Alex, a UK resident, sells a commercial unit for £300,000. He originally bought it for £200,000, and spent £10,000 on improvement work. What is his chargeable gain?
A. £100,000
B. £90,000
C. £110,000
D. £120,000
B. £90,000
Explanation: Gain = £300,000 − £200,000 − £10,000 = £90,000. Improvements reduce the gain.
Lauren buys a second property for £500,000. Ignoring other reliefs, how is SDLT affected by the fact it is her second property?
A. She must pay an extra 3% on the full amount
B. She is exempt because she owns a property already
C. She only pays SDLT on the amount over £425,000
D. There is no SDLT as it’s under £625,000
A. She must pay an extra 3% on the full amount
Explanation: A 3% surcharge applies on the total price of a second property, on top of standard rates.
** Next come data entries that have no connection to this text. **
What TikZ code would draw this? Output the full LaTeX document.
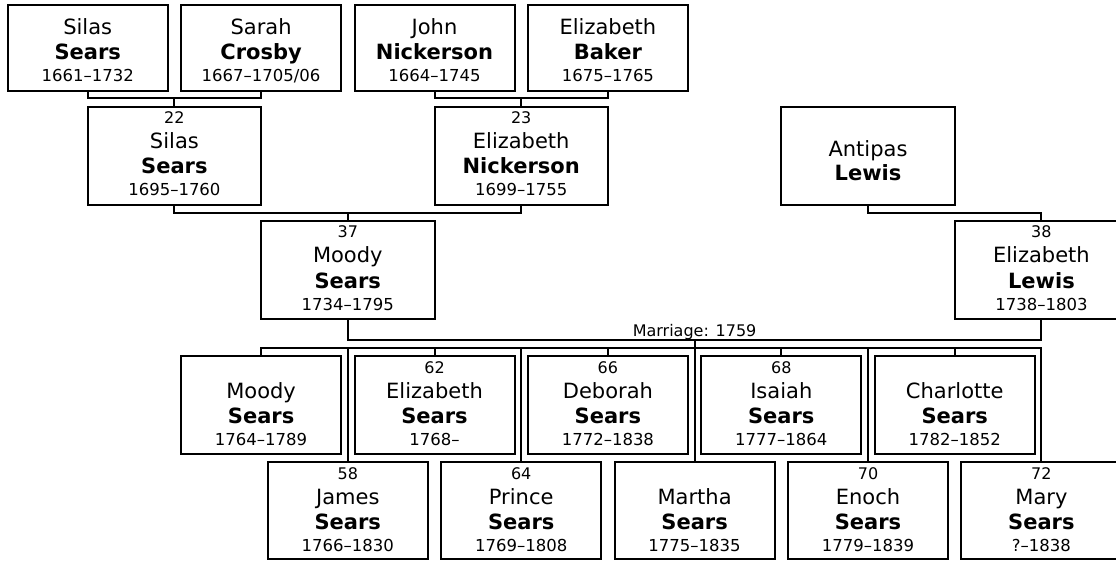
\documentclass[tikz,border=0pt]{standalone}
\usepackage{fontspec}
\setmainfont{DejaVu Sans}
\usetikzlibrary{calc}
\tikzset{
  pbox/.style={draw=black, line width=2pt, inner sep=0pt, outer sep=0pt, anchor=north west, fill=white},
  link/.style={draw=black, line width=2pt},
  txt/.style={inner sep=0pt, outer sep=0pt, anchor=base},
  numtxt/.style={txt, font=\fontsize{16}{19}\selectfont},
  firsttxt/.style={txt, font=\fontsize{21}{25}\selectfont},
  lasttxt/.style={txt, font=\fontsize{21}{25}\selectfont\bfseries},
  datetxt/.style={txt, font=\fontsize{16.5}{20}\selectfont},
  marrtxt/.style={txt, font=\fontsize{16}{19}\selectfont},
}
\newcommand{\pbx}[5]{\node[pbox, minimum width=#4pt, minimum height=#5pt] (#1) at (#2,#3) {};}
% standard text: node, number, first, last, dates
\newcommand{\ptxt}[5]{%
  \node[numtxt] (#1n) at ([yshift=-17pt]#1.north) {#2};
  \node[firsttxt] (#1f) at ([yshift=-42pt]#1.north) {#3};
  \node[lasttxt] (#1l) at ([yshift=-67pt]#1.north) {#4};
  \node[datetxt] (#1d) at ([yshift=-89pt]#1.north) {#5};}
\newcommand{\ptxtnn}[4]{%
  \node[firsttxt] (#1f) at ([yshift=-42pt]#1.north) {#2};
  \node[lasttxt] (#1l) at ([yshift=-67pt]#1.north) {#3};
  \node[datetxt] (#1d) at ([yshift=-89pt]#1.north) {#4};}
\newcommand{\ptxttop}[4]{%
  \node[firsttxt] (#1f) at ([yshift=-30pt]#1.north) {#2};
  \node[lasttxt] (#1l) at ([yshift=-55pt]#1.north) {#3};
  \node[datetxt] (#1d) at ([yshift=-77pt]#1.north) {#4};}
\begin{document}
\begin{tikzpicture}[x=1pt, y=-1pt]
\useasboundingbox (0,0) rectangle (1116,561);
\fill[white] (0,0) rectangle (1116,561);
\clip (0,0) rectangle (1116,561);
% row 1
\pbx{a1}{7.7}{5}{160}{86}
\pbx{a2}{181.1}{5}{160}{86}
\pbx{a3}{354.5}{5}{160}{86}
\pbx{a4}{527.9}{5}{160}{86}
\ptxttop{a1}{Silas}{Sears}{1661–1732}
\ptxttop{a2}{Sarah}{Crosby}{1667–1705/06}
\ptxttop{a3}{John}{Nickerson}{1664–1745}
\ptxttop{a4}{Elizabeth}{Baker}{1675–1765}
% row 2
\pbx{g22}{87.7}{107}{173.4}{98}
\pbx{g23}{434.5}{107}{173.4}{98}
\pbx{ant}{781.3}{107}{173.4}{98}
\ptxt{g22}{22}{Silas}{Sears}{1695–1760}
\ptxt{g23}{23}{Elizabeth}{Nickerson}{1699–1755}
\node[firsttxt] (antf) at ([yshift=-50pt]ant.north) {Antipas};
\node[lasttxt] (antl) at ([yshift=-74pt]ant.north) {Lewis};
% row 3
\pbx{m37}{261.1}{221}{173.4}{98}
\pbx{l38}{954.7}{221}{173.4}{98}
\ptxt{m37}{37}{Moody}{Sears}{1734–1795}
\ptxt{l38}{38}{Elizabeth}{Lewis}{1738–1803}
% children top row
\pbx{c1}{181.1}{356}{160}{98}
\pbx{c3}{354.5}{356}{160}{98}
\pbx{c5}{527.9}{356}{160}{98}
\pbx{c7}{701.3}{356}{160}{98}
\pbx{c9}{874.7}{356}{160}{98}
\ptxtnn{c1}{Moody}{Sears}{1764–1789}
\ptxt{c3}{62}{Elizabeth}{Sears}{1768–}
\ptxt{c5}{66}{Deborah}{Sears}{1772–1838}
\ptxt{c7}{68}{Isaiah}{Sears}{1777–1864}
\ptxtnn{c9}{Charlotte}{Sears}{1782–1852}
% children bottom row
\pbx{c2}{267.8}{462}{160}{97}
\pbx{c4}{441.2}{462}{160}{97}
\pbx{c6}{614.6}{462}{160}{97}
\pbx{c8}{788}{462}{160}{97}
\pbx{c10}{961.4}{462}{160}{97}
\ptxt{c2}{58}{James}{Sears}{1766–1830}
\ptxt{c4}{64}{Prince}{Sears}{1769–1808}
\ptxtnn{c6}{Martha}{Sears}{1775–1835}
\ptxt{c8}{70}{Enoch}{Sears}{1779–1839}
\ptxt{c10}{72}{Mary}{Sears}{?–1838}
% connectors
\coordinate (j1) at (174.4,98);
\coordinate (j2) at (521.2,98);
\coordinate (j3) at (347.8,213);
\coordinate (j4) at (868,213);
\coordinate (j5) at (694.6,340);
\coordinate (bus) at (1041.4,348);
\draw[link] (a1.south) |- (j1) -| (a2.south);
\draw[link] (j1) -- (g22.north);
\draw[link] (a3.south) |- (j2) -| (a4.south);
\draw[link] (j2) -- (g23.north);
\draw[link] (g22.south) |- (j3) -| (g23.south);
\draw[link] (j3) -- (m37.north);
\draw[link] (ant.south) |- (j4) -| (l38.north);
\draw[link] (m37.south) |- (j5) -| (l38.south);
\node[marrtxt] (marr) at (694.6,336) {Marriage: 1759};
\draw[link] (c1.north) |- (bus) -- (c10.north);
\draw[link] (c3.north) -- (c3.north |- bus);
\draw[link] (c5.north) -- (c5.north |- bus);
\draw[link] (c7.north) -- (c7.north |- bus);
\draw[link] (c9.north) -- (c9.north |- bus);
\draw[link] (c2.north) -- (c2.north |- bus);
\draw[link] (c4.north) -- (c4.north |- bus);
\draw[link] (c8.north) -- (c8.north |- bus);
\draw[link] (j5) -- (c6.north);
\end{tikzpicture}
\end{document}
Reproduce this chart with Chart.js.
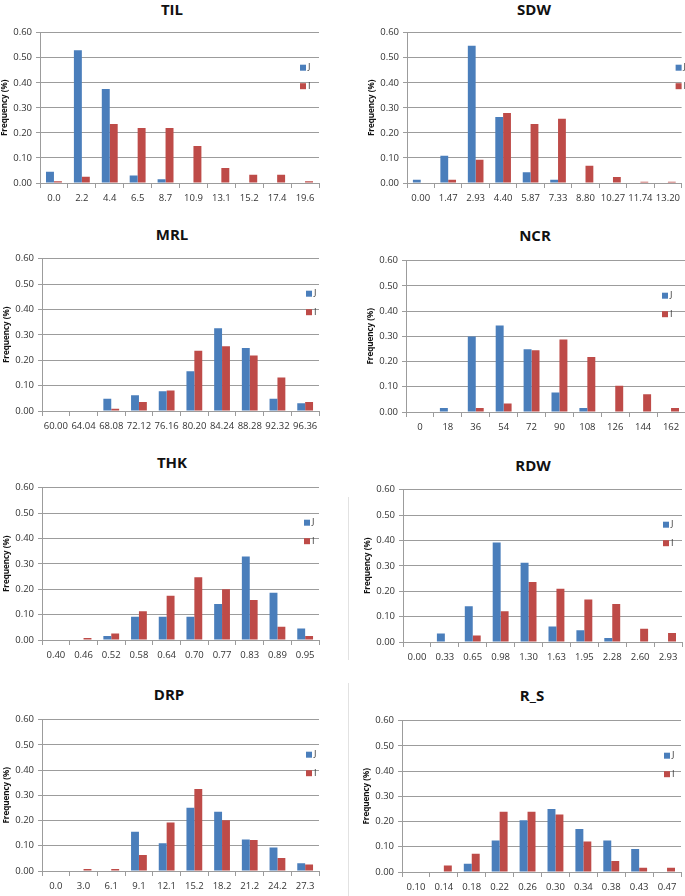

Priya bought a house for £200,000, made £20,000 of capital improvements, and sells it for £260,000. What is the chargeable gain?
A. £40,000
B. £20,000
C. £60,000
D. £30,000
A. £40,000
Explanation: £260,000 − £200,000 − £20,000 = £40,000 chargeable gain.
Sasha gives her holiday home to her brother. She originally paid £150,000 for it, and it’s worth £250,000 now. Which of the following is TRUE?
A. Sasha has made a chargeable disposal with a gain of £100,000
B. This is not a disposal for CGT as it’s a gift
C. Sasha can defer CGT until her brother sells it
D. This is not chargeable if she claims Private Residence Relief
A. Sasha has made a chargeable disposal with a gain of £100,000
Explanation: Gifts made during lifetime are treated as market value disposals, and CGT applies on the gain.
George sold a flat and realised a gain of £20,000. He also incurred a £2,000 loss from selling shares, and has the annual CGT exemption of £3,000. What is his taxable gain?
A. £15,000
B. £17,000
C. £18,000
D. £20,000
c. £18,000
Explanation: £20,000 − £2,000 loss = £18,000
Jaden and his wife each own one property. They are married and living together. Which property qualifies for Private Residence Relief?
A. Only one of their homes
B. Both homes
C. Neither home
D. It depends on who paid more for the properties
A. Only one of their homes
Explanation: A married couple or civil partners can only designate one property as their main residence for PRR.
Rani sells her house which she lived in for 6 years, but let out for the final 2 years. Which statement is TRUE?
A. She may get partial Private Residence Relief
B. She will get full PRR because she once lived there
C. She pays CGT on the entire gain
D. PRR applies only if she still lives there now
A. She may get partial Private Residence Relief
Explanation: Letting out a former main residence reduces the PRR available, but some relief still applies.
Marcus is a UK-resident individual who sells a property and makes a £40,000 chargeable gain. He also gifts a painting worth £15,000 that he bought for £5,000. What is his total gain before exemptions?
A. £50,000
B. £55,000
C. £45,000
D. £60,000
A. £50,000
Explanation: Property gain = £40,000; gift gain = £10,000. Total gain = £50,000.
Which of the following would NOT normally be treated as a chargeable disposal for CGT purposes?
A. A lifetime gift of a second home
B. A sale of a valuable painting
C. A gift made in a will
D. A sale of shares in a private company
C. A gift made in a will
Explanation: Transfers on death are not treated as chargeable disposals for CGT. They are dealt with under inheritance tax.
Mateo sold a property he never lived in for £800,000, having bought it for £500,000. He also made a capital loss of £15,000 on shares in the same tax year. What gain is subject to CGT if his annual exemption is £3,000?
A. £297,000
B. £282,000
C. £285,000
D. £300,000
B. £282,000
Explanation: Gain = 800k – 500k = 300k – 15k (loss) – 3k (exemption) = £282,000.
Amira, a UK resident, sells her rental property for £500,000. She bought it for £400,000 and paid £10,000 in legal fees and £5,000 in estate agent costs. What is her chargeable gain?
A. £85,000
B. £100,000
C. £95,000
D. £90,000
D. £90,000
Explanation: Gain = 500,000 – (400,000 + 10,000 + 5,000) = 85,000. CGT is charged on this gain minus any exemptions or losses.